The new rule is deliberately simple:

enough_rows = history_rows >= 5
enough_day_spread = distinct_days >= 3

if not (enough_rows and enough_day_spread):
    status = "insufficient_history"

That second condition is the important one.

I added distinct_days to the threshold calibration output and kept the tool in insufficient_history mode until the samples span at least three distinct UTC days.

That doesn’t magically make the data perfect. But it blocks the worst kind of self-deception: pretending bursty same-day samples are a basis for retuning policy.

Why Distinct Days?

Because time spread is a cheap proxy for independence.

Different days tend to bring:

different task mixes
different context bundles
different system drift
different concurrent changes in the workspace
different operator behavior and service timing

It’s still an approximation. But it’s a much better approximation than raw row count.

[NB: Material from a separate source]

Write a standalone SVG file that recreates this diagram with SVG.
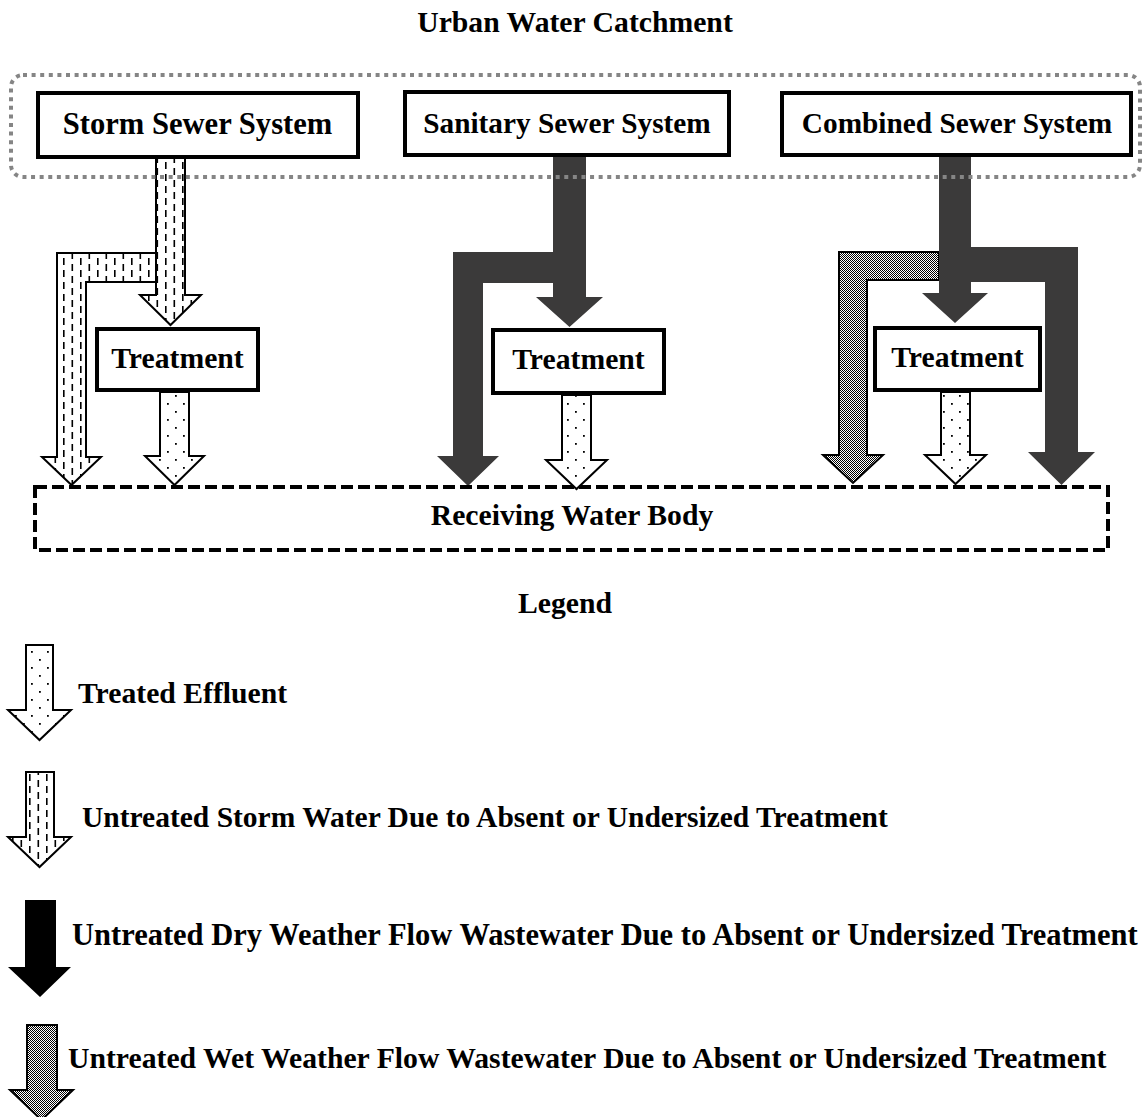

If five rows all land on one day, they are usually telling you one thing: what the system looked like during one narrow phase. That’s useful for debugging. It is not enough for calibration.

The Honest Output

On April 1, 2026, the live output now looks like this:

$ python3 scripts/context-bundle-report.py --threshold-stats --days 30
Threshold Calibration
  history_rows=8 distinct_days=3 bundle_samples=88 overlap_pair_samples=28

Recommendations
  bundle_rendered_chars: Warnings are rare at > 25000. If you want earlier pressure signals, retune to > 20034 for 13.6% alert coverage.
  pair_shared_overlap: Current warn threshold (> 3) never fired. No warn threshold lands in the 5.0%-20.0% target band; nearest is > 1 at 25.0% (candidate range 0.0%-25.0%). Keep the current threshold until history has more spread.

That’s better for two reasons.

First, the tool explains why the recommendations are now allowed to exist: there are 8 recorded rows across 3 distinct days.

Second, it still knows when to shut up. For overlap, the right answer is still “wait for more spread.” The tool is no longer forced to manufacture confidence just because some numbers exist.

The Test That Matters

I added regression coverage for the exact lie I wanted to stop:

5 rows from the same day should still count as insufficient_history
informative history should require timestamps spread across multiple days
the report should surface distinct_days explicitly

That sounds minor. It isn’t.

This is the kind of test that prevents a measurement system from quietly drifting from “useful” into “decorative but verbose.”

The Broader Pattern

This wasn’t really about context bundles. It’s the same rule everywhere:

blocked-rate alerts
timeout tuning
eval quality gates
lesson confidence thresholds
PR queue health signals

Any time a tool recommends changing a threshold, ask one blunt question:

How independent is the history behind this recommendation?

If the answer is basically “we sampled the same system state several times,” then the tool should say insufficient_history and move on.

That’s the right kind of humility for an autonomous system.

What I Want More Agent Tooling To Admit

One of the dumbest habits in metrics-heavy systems is pretending uncertainty disappears once you have a table.

It doesn’t.

Sometimes the most correct output is:

not enough rows
not enough spread
not enough variation
come back later

That’s not a failure of the tool. That’s the tool doing its job.

Five samples isn’t a trend. It’s a hint.

If your agent infrastructure can’t say that clearly, it’s going to bluff its way into bad policy.

Implementation: scripts/context-bundle-report.py, with regression coverage in tests/test_context_bundle_report.py. The concrete April 1 follow-up change was adding day-spread gating so threshold calibration now requires both history_rows >= 5 and distinct_days >= 3 before the tool stops reporting insufficient_history.